The magic of Rome seduced (and still does) many artists to visit and take advantage of its beautiful sceneries, along with the church decoration work that came from the Vatican, since the Renaissance.
As the View Painter movement that was developing in Holland in the XVI century, was soon shared with the Roman artistic environment using the classic religious themes, but adding an "environmental" and "monumental" twist to it, even before the Grand Tour was bringing potential buyers to the Italian peninsula.
Paul (or Paulus) Bril was a Flemish painter and print-maker principally known for his landscapes. He's said to have moved to Rome to join his brother Matthijs in 1582, took over his works when he died the next year, and established his own image as a skilled professional.
He worked for some time on several frescoes in the Vatican Palace and Santa Cecilia in Trastevere and in 1621 he became director of the Accademia di San Luca, the first non-Italian to hold this position.

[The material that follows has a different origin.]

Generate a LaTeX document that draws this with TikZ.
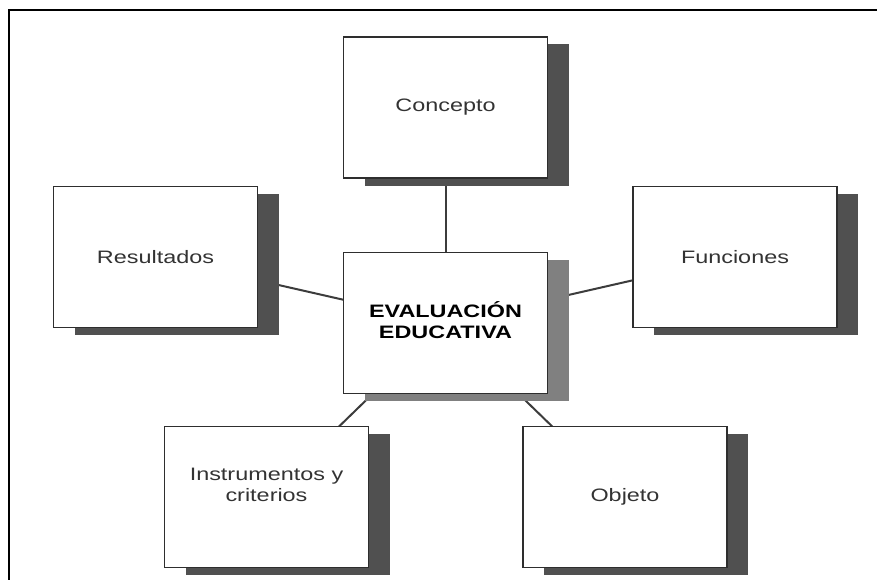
\documentclass[tikz,border=0pt]{standalone}
\usepackage{fontspec}
\setmainfont{Liberation Sans}
\usepackage{graphicx}
\usetikzlibrary{shadows,backgrounds}
\definecolor{sombra}{HTML}{505050}
\definecolor{sombraclara}{HTML}{808080}
\definecolor{borde}{HTML}{2E2E2E}
\definecolor{linea}{HTML}{3C3C3C}
\definecolor{texto}{HTML}{333333}
\newcommand{\ancho}[1]{\scalebox{1.3}[1]{#1}}
\begin{document}
\begin{tikzpicture}[x=1pt,y=-1pt,
        caja/.style={draw=borde, line width=1.8pt, fill=white,
            minimum width=204pt, minimum height=141pt, inner sep=0pt,
            text=texto, font=\fontsize{18}{21}\selectfont,
            drop shadow={shadow xshift=21pt, shadow yshift=-7.5pt, opacity=1, fill=#1}},
        caja/.default=sombra,
        enlace/.style={draw=linea, line width=2pt}]
        \useasboundingbox (0,0) rectangle (877,580);

        %frame
        \draw[line width=2pt] (8.5,580) -- (8.5,10.5) -- (877,10.5);

        %central box
        \node (centro) [caja=sombraclara, text=black, font=\fontsize{18}{21}\selectfont\bfseries]
            at (445.5,323) {\ancho{\begin{tabular}[b]{@{}c@{}}EVALUACIÓN\\EDUCATIVA\end{tabular}}};

        %boxes around
        \node (concepto) [caja] at (445.5,107.5) {\ancho{Concepto}};
        \node (resultados) [caja] at (155.5,257) {\ancho{Resultados}};
        \node (funciones) [caja] at (735,257) {\ancho{Funciones}};
        \node (instrumentos) [caja, text depth=27.7pt] at (266.5,497)
            {\ancho{\begin{tabular}[b]{@{}c@{}}Instrumentos y\\criterios\end{tabular}}};
        \node (objeto) [caja] at (625,497) {\ancho{Objeto}};

        %lines
        \begin{scope}[on background layer]
            \draw[enlace] (centro.center) -- (concepto.center);
            \draw[enlace] (centro.center) -- (resultados.center);
            \draw[enlace] (centro.center) -- (funciones.center);
            \draw[enlace] (centro.center) -- (instrumentos.center);
            \draw[enlace] (centro.center) -- (objeto.center);
        \end{scope}
    \end{tikzpicture}
\end{document}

He was held in high esteem by his fellow artists in Rome, and created a good market for his paintings with his patrons.
He spent all his life until his death in 1626 in Rome, after a very favorable and interesting life of experiences as a painter.
Willem van Nieulandt II came from a family of painters (his father and his uncle), so that was his road in life was already prepared.
He was a Dutch Golden Age painter, engraver, poet and playwright from Antwerp, better known as a playwright than a painter.
In 1601 he travelled to Rome, where he became a student of Paulus Bril and specialized in painting artistic ruins of monuments, arches, and temples, many of which he then engraved himself.
When he got married in 1606 he returned to Holland dedicating the rest of his life to poetry and theater.
Lievin Cruyl was a Flemish priest, also known as Lieven Cruyl, Levin Cruijl, Lievin Cruijl, Levin Cruyl, Livinus Cruylius, Cruylius Livinus, and a draftman and etcher of landscapes, seascapes, and architectural views.
The drawings and etchings he made during his extended stays in Italy and Paris contributed to the development of the topographical views known as "veduta".
He travelled to Rome where he resided from 1664 to 1675, and was in Venice in 1676.
Jacob de Heusch was a Dutch painter, he was Willem de Heusch's nephew and was signing like him at the beginning of his career.
He learned drawing from his uncle, travelled to Rome in 1675, where he started painting the "Città Eterna", and made connection with patrons that would sell his paintings in Italy once that he got back to Holland, which happened after a few years of Roman sojourn.
He continued painting after he returned to Utrecht, didn't do much painting, anyway, and most of his work was sent to Italy.